Le poids du SGEC, c'est celui des évêques. Et il pèse lourd au ministère de l'Education nationale. Quand P. Vannier demande quel cadre juridique organise ces relations, Guillaume Odinet, directeur des affaires juridiques du ministère, s'en tire avec des pirouettes. "Il n'y a pas besoin d'une loi pour dialoguer... Les ministères ne s'interdisent pas de dialoguer avec les cultes".

Négociations et complaisances

Un exemple a été donné par le protocole en faveur de davantage de mixité sociale dans le privé. Il a été négocié entre Pap Ndiaye, alors ministre de l'Education nationale, et le SGEC. Il devrait être lancé à la rentrée prochaine. Les académies ont reçu des instructions pour privilégier les ouvertures de classes dans les établissements déjà mixtes socialement. Les moyens du Pacte seront aussi modulés selon l'ouverture sociale.

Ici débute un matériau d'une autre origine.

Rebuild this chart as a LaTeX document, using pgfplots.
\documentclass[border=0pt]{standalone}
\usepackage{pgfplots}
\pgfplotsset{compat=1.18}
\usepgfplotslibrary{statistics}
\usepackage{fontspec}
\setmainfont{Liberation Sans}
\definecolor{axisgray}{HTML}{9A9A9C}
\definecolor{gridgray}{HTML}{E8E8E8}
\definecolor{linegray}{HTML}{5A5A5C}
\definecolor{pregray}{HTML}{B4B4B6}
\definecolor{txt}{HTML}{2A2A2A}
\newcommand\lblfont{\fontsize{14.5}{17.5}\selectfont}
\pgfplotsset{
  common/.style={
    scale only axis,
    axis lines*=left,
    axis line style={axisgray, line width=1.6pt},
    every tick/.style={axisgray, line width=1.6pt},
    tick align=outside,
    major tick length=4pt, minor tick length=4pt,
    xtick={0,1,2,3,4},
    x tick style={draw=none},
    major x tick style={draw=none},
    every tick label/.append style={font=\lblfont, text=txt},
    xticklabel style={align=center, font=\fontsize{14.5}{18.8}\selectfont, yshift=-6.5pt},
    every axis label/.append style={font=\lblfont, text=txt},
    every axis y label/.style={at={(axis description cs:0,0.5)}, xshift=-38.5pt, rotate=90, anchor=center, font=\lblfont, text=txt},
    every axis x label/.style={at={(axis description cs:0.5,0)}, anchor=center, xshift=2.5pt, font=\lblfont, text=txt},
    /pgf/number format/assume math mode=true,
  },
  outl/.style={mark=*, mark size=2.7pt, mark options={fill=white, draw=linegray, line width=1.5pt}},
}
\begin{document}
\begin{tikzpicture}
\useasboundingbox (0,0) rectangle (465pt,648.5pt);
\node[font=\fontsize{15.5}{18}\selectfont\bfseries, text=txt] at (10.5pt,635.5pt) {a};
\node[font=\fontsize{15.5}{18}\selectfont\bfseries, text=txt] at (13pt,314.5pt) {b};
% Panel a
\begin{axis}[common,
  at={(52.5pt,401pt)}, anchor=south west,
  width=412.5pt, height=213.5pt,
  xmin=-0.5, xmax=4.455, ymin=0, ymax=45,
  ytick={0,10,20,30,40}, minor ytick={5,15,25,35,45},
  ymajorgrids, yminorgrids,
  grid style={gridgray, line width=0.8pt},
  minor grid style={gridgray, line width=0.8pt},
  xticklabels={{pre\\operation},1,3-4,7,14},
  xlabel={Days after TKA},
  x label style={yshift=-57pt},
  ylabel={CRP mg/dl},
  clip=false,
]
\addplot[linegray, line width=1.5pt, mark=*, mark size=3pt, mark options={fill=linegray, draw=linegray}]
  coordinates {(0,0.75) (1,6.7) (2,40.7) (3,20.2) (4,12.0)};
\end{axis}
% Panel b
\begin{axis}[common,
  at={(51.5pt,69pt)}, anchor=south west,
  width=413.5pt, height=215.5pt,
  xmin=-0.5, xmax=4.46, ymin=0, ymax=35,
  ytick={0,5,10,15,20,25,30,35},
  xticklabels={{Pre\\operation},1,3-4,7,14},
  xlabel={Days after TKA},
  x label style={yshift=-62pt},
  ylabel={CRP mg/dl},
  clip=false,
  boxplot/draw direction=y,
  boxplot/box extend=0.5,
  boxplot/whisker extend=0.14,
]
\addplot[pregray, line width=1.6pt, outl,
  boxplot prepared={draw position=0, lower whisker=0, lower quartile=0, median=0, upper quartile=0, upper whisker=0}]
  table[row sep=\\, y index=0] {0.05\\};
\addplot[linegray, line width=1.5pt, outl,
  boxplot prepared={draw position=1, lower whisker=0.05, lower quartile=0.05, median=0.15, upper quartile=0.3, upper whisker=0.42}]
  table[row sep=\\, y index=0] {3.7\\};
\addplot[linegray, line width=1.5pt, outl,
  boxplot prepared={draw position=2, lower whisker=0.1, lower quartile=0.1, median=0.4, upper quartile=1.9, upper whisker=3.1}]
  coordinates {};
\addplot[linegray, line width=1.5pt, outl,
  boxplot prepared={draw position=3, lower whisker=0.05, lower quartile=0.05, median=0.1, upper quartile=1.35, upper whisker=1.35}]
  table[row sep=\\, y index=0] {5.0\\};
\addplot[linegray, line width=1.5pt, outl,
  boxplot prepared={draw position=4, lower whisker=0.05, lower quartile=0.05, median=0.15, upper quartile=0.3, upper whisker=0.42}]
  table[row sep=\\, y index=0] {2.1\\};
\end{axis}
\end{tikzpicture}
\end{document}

Ils ne s'interdisent pas non plus ce qui ressemble à des complaisances. Dans un média, Caroline Pascal, Dgesco, avait déclaré qu'il n'y avait pas d'homophobie au lycée Stanislas. "Je le regrette si les élèves n'ont rien osé dire aux inspecteurs généraux", dit-elle. Paul Vannier donne alors des témoignages extraits du rapport de l'Inspection générale qui sont autant de témoignages contraires. "Les faits n'étaient pas suffisants", répond C Pascal. "J'ai dit qu'il n'y a pas d'homophobie institutionnelle". Elle concède "un climat fortement genré" à Stanislas...

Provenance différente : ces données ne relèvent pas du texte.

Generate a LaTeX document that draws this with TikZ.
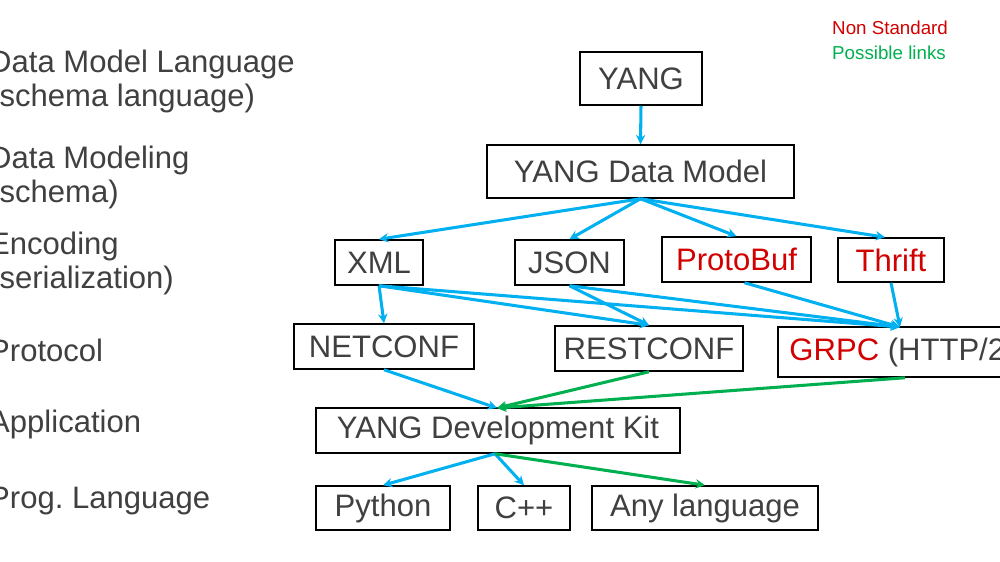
\documentclass[tikz,border=0pt]{standalone}
\usepackage{fontspec}
\setmainfont{Liberation Sans}
\usetikzlibrary{arrows.meta}
\definecolor{txt}{RGB}{64,64,64}
\definecolor{ared}{RGB}{210,0,0}
\definecolor{blu}{RGB}{0,176,240}
\definecolor{grn}{RGB}{0,176,80}
\begin{document}
\begin{tikzpicture}[x=0.03cm,y=-0.03cm,
  box/.style={draw=black,line width=1.3pt,inner sep=0pt,text=txt,font=\fontsize{26.5}{32}\selectfont},
  lab/.style={anchor=west,align=left,text=txt,font=\fontsize{26.5}{29}\selectfont,inner sep=0pt},
  bl/.style={draw=blu,line width=2.6pt,-{Stealth[length=8pt,width=8pt]}},
  gl/.style={draw=grn,line width=2.6pt,-{Stealth[length=8pt,width=8pt]}}]
\useasboundingbox (0,0) rectangle (1000,562);
\clip (0,0) rectangle (1000,562);
\fill[white] (0,0) rectangle (1000,562);
% left labels
\node[lab] (l1) at (-11,81) {Data Model Language\\(schema language)};
\node[lab] (l2) at (-11,177) {Data Modeling\\(schema)};
\node[lab] (l3) at (-11,263) {Encoding\\(serialization)};
\node[lab] (l4) at (-11,350) {Protocol};
\node[lab] (l5) at (-11,424) {Application};
\node[lab] (l6) at (-11,501) {Prog.\ Language};
% legend
\node[anchor=west,inner sep=0pt,text=ared,font=\fontsize{16}{18}\selectfont] (lg1) at (832,28) {Non Standard};
\node[anchor=west,inner sep=0pt,text=grn,font=\fontsize{16}{18}\selectfont] (lg2) at (832,53) {Possible links};
% boxes
\node[box,minimum width=122*0.03cm,minimum height=53*0.03cm] (yang) at (641,78.5) {YANG};
\node[box,minimum width=307*0.03cm,minimum height=53*0.03cm] (ydm) at (640.5,171.5) {YANG Data Model};
\node[box,minimum width=88*0.03cm,minimum height=45*0.03cm] (xml) at (379,262.5) {XML};
\node[box,minimum width=109*0.03cm,minimum height=45*0.03cm] (json) at (569.5,262.5) {JSON};
\node[box,text=ared,minimum width=149*0.03cm,minimum height=45*0.03cm] (pb) at (736.5,259.5) {ProtoBuf};
\node[box,text=ared,minimum width=106*0.03cm,minimum height=44*0.03cm] (th) at (891,260) {Thrift};
\node[box,minimum width=180*0.03cm,minimum height=45*0.03cm] (nc) at (384,346.5) {NETCONF};
\node[box,minimum width=188*0.03cm,minimum height=45*0.03cm] (rc) at (649,348.5) {RESTCONF};
\node[box,minimum width=232*0.03cm,minimum height=50*0.03cm] (gr) at (894,352) {};
\node[anchor=west,inner sep=0pt,text=txt,font=\fontsize{26.5}{32}\selectfont] (grt) at ([xshift=12*0.03cm]gr.west) {\textcolor{ared}{GRPC} (HTTP/2)};
\node[box,minimum width=364*0.03cm,minimum height=45*0.03cm] (ydk) at (498,430.5) {YANG Development Kit};
\node[box,minimum width=134*0.03cm,minimum height=44*0.03cm] (py) at (383,508) {Python};
\node[box,minimum width=92*0.03cm,minimum height=44*0.03cm] (cpp) at (524,508) {C++};
\node[box,minimum width=226*0.03cm,minimum height=44*0.03cm] (any) at (705,508) {Any language};
% arrows
\draw[bl] (yang.south) -- (ydm.north);
\draw[bl] (ydm.south) -- (xml.north);
\draw[bl] (ydm.south) -- (json.north);
\draw[bl] (ydm.south) -- (pb.north);
\draw[bl] (ydm.south) -- ([xshift=-6*0.03cm]th.north);
\coordinate (gt) at (900,327);
\draw[bl] (xml.south) -- (nc.north);
\draw[bl] (xml.south) -- (rc.north);
\draw[bl] (xml.south) -- (gt);
\draw[bl] (json.south) -- (rc.north);
\draw[bl] (json.south) -- (gt);
\draw[bl] ([xshift=8*0.03cm]pb.south) -- (gt);
\draw[bl] (th.south) -- (gt);
\coordinate (yt) at (497,408);
\draw[bl] (nc.south) -- (yt);
\draw[gl] (rc.south) -- (yt);
\draw[gl] ([xshift=11*0.03cm]gr.south) -- (yt);
\draw[bl] ([xshift=-3*0.03cm]ydk.south) -- (py.north);
\draw[bl] ([xshift=-3*0.03cm]ydk.south) -- (cpp.north);
\draw[gl] ([xshift=-3*0.03cm]ydk.south) -- (any.north);
\end{tikzpicture}
\end{document}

Cette longue audition, faite sous serment, révèle trois faits. D'abord l'inefficacité du ministère qui est incapable de suivre réellement les cas de violences commises par des membres du personnel sur des élèves. Il n'y a pas de remontée automatique des cas au ministère pour l'enseignement privé. Il n'y a aucune centralisation du suivi des personnels mis en cause. Le deuxième fait c'est le poids de l'enseignement catholique sur le ministère de l'Education nationale. Le représentant des évêques apparait comme un ministre bis avec qui l'administration négocie alors qu'il n'existe dans aucune loi régissant le privé sous contrat. Philippe Delorme sera auditionné par la commission d'enquête le 2 avril. Mais peut-être le pire est l'attitude de la haute administration de la rue de Grenelle. Auditionnés sous serment, les directeurs du ministère, incapables de montrer leur efficacité, s'en tirent par des saillies.